Dataset excerpt:

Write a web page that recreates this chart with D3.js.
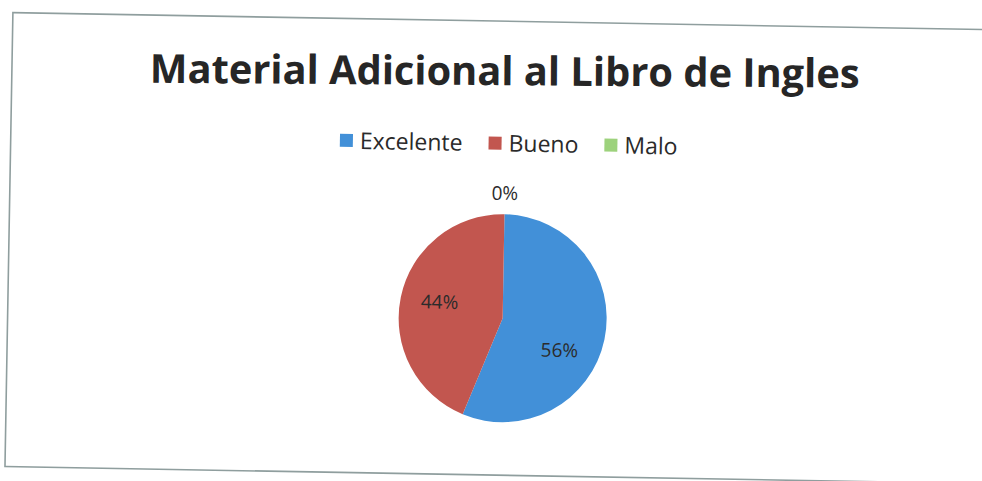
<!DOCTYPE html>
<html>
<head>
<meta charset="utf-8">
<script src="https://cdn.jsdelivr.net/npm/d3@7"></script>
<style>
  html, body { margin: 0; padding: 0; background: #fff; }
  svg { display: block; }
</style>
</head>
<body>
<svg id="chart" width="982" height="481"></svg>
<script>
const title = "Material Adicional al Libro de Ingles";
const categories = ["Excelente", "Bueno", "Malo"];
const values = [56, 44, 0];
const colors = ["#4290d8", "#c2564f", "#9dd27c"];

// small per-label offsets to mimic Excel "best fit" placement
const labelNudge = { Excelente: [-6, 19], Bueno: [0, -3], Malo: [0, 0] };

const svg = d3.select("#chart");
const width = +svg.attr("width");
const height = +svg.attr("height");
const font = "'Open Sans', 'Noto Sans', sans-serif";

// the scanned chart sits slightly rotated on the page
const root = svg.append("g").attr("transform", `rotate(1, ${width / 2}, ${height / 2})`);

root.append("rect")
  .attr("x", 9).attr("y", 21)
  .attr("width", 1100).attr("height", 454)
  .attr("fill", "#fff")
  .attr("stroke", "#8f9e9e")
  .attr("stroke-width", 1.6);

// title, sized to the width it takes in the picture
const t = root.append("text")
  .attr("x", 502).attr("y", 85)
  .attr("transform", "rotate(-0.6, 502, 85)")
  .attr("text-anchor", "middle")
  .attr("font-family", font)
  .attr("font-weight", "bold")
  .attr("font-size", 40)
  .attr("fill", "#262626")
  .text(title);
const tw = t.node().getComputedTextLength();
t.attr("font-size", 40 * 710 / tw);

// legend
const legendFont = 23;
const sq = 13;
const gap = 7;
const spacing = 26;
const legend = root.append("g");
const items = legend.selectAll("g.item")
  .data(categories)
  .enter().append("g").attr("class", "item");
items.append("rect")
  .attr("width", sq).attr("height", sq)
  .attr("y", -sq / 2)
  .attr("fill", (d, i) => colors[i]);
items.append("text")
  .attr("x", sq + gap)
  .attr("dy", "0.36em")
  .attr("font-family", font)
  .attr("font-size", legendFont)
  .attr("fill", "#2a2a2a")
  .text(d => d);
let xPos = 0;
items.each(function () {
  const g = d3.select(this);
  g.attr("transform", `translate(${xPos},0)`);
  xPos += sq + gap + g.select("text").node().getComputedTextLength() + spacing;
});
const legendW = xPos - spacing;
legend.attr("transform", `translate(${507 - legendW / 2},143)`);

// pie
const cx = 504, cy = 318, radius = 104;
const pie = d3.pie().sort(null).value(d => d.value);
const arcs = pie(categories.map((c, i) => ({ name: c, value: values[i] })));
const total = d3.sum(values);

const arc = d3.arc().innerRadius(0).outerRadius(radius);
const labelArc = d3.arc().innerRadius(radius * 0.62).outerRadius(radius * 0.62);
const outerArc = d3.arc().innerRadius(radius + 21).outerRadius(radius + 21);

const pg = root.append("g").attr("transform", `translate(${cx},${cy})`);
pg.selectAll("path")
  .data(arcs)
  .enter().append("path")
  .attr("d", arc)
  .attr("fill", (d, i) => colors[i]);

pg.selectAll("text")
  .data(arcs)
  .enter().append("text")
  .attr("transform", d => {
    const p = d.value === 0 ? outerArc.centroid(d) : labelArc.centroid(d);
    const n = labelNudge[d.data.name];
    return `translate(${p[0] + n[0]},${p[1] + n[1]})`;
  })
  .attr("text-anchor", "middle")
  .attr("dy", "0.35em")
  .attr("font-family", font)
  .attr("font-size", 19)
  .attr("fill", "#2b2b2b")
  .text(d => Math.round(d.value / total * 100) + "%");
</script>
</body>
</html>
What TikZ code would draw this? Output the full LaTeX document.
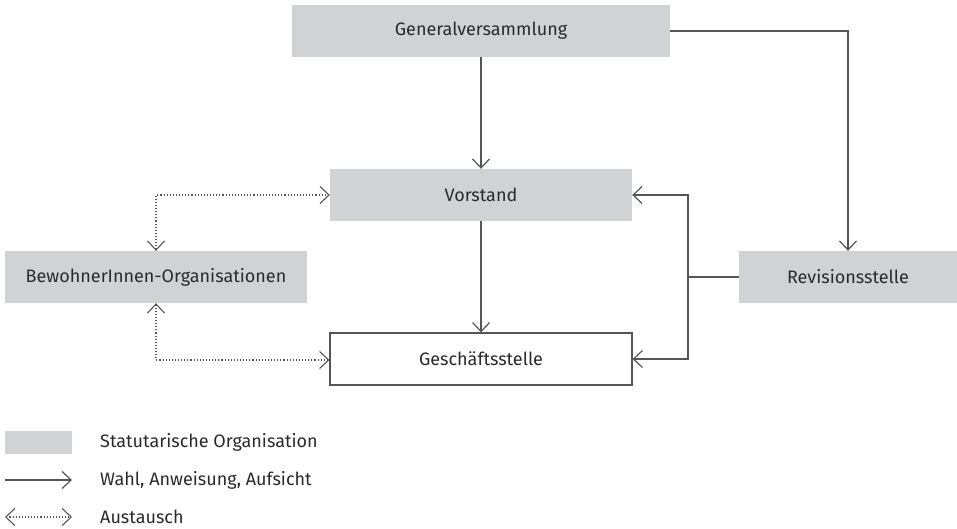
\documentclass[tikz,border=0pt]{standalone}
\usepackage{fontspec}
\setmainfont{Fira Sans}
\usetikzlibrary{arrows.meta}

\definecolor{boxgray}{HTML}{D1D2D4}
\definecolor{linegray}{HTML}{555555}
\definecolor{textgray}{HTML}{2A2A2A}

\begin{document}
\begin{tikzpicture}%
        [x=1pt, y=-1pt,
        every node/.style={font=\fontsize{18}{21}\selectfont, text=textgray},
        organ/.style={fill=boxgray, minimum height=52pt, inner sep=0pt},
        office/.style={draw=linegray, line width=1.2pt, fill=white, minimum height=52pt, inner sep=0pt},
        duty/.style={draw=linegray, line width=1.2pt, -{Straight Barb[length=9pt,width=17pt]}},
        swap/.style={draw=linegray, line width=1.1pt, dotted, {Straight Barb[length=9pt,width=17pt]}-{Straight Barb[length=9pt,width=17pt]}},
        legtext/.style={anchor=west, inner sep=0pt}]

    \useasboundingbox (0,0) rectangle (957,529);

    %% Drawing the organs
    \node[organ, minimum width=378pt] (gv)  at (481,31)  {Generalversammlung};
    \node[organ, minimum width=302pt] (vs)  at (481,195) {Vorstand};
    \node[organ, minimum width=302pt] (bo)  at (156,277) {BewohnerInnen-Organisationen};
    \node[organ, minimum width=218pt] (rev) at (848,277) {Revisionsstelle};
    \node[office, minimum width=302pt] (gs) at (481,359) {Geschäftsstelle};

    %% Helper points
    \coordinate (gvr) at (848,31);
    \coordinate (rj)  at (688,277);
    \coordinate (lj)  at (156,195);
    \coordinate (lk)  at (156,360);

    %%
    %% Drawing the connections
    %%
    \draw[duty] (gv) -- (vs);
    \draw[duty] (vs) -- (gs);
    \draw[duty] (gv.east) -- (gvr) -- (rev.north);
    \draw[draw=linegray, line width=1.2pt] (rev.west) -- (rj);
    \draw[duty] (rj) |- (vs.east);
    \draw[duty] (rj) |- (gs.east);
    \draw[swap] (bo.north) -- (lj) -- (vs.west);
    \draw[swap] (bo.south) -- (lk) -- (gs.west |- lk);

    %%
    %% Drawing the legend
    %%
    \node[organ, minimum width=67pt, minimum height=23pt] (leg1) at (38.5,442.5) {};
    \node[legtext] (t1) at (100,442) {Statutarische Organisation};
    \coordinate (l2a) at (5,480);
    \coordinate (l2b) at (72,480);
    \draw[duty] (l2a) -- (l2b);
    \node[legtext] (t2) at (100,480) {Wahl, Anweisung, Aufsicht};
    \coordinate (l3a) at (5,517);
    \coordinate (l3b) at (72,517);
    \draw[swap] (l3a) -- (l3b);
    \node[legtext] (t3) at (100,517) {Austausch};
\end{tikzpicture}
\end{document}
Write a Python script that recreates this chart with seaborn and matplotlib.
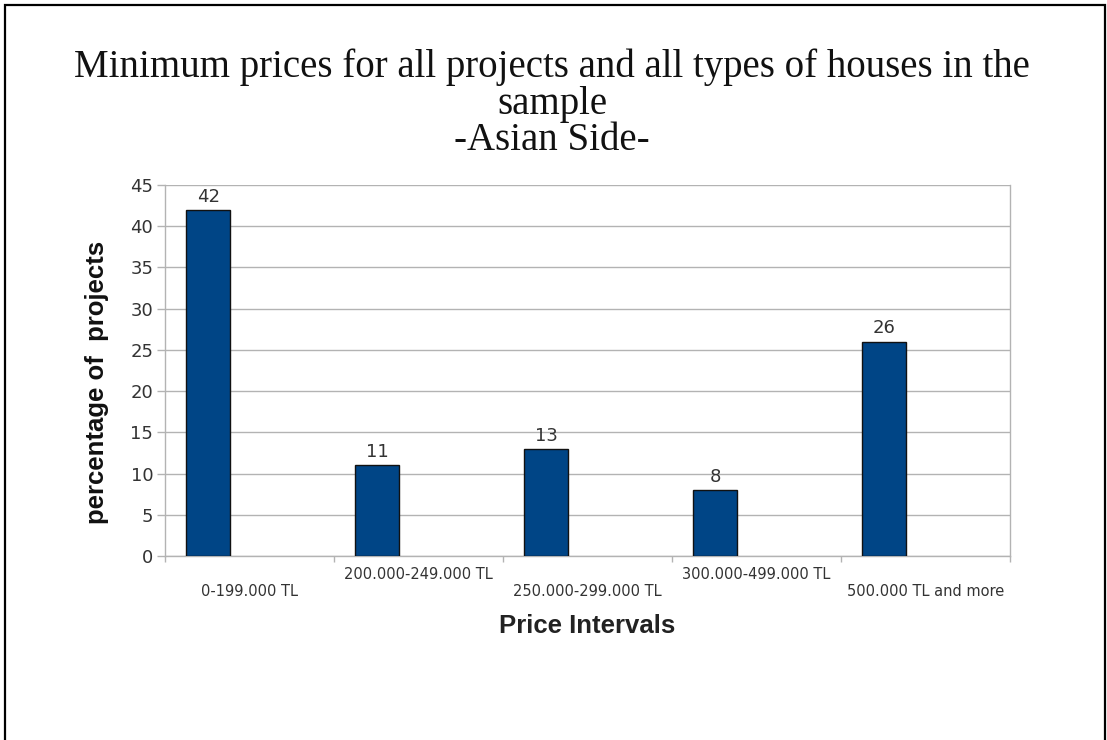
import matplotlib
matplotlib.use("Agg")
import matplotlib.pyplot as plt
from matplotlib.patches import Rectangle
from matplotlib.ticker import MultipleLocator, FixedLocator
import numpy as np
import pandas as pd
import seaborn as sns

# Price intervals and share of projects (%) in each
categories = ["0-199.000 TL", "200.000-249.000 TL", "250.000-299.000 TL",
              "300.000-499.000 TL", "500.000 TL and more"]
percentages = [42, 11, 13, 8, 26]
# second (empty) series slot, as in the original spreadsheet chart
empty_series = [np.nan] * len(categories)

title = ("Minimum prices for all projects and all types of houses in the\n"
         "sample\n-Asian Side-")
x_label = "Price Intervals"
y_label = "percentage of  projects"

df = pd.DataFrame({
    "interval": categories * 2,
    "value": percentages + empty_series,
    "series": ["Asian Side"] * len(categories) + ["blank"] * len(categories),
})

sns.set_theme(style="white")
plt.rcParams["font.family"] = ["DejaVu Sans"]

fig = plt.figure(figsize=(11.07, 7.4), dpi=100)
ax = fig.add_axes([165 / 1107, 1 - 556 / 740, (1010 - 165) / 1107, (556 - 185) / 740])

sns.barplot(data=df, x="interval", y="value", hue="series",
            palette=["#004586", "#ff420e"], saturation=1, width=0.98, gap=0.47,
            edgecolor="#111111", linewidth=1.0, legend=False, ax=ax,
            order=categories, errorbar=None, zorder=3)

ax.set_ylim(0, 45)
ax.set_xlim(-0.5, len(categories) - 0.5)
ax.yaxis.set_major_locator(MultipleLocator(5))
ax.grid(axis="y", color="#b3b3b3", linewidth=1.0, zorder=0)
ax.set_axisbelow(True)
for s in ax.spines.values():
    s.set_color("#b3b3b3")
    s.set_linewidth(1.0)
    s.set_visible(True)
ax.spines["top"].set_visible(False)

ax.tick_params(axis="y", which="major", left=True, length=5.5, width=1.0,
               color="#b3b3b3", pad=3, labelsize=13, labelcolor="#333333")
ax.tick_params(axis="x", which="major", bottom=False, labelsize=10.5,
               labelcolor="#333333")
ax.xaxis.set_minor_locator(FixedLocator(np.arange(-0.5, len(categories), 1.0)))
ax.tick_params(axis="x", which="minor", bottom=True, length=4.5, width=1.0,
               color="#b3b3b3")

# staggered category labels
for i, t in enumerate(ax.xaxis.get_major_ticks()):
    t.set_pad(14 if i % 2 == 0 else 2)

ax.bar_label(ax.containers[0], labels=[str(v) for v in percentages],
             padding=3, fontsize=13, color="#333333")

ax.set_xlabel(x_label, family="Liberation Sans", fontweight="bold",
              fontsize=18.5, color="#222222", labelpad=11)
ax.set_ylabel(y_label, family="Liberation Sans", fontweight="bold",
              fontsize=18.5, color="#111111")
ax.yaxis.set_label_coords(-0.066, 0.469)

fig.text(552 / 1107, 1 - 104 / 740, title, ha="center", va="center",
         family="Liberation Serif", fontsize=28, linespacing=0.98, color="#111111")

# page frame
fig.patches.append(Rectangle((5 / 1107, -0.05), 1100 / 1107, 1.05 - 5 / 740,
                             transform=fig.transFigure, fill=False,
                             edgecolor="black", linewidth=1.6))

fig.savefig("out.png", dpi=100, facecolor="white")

__Directions for this task__: Working from the entries above, reproduce exactly and only the lines beginning with the line that has "Write a Python" and ending with the line that has "import seaborn as sns"; omit all pictures.

__Task output__:
Write a Python script that recreates this chart with seaborn and matplotlib.
import matplotlib
matplotlib.use("Agg")
import matplotlib.pyplot as plt
from matplotlib.patches import Rectangle
from matplotlib.ticker import MultipleLocator, FixedLocator
import numpy as np
import pandas as pd
import seaborn as sns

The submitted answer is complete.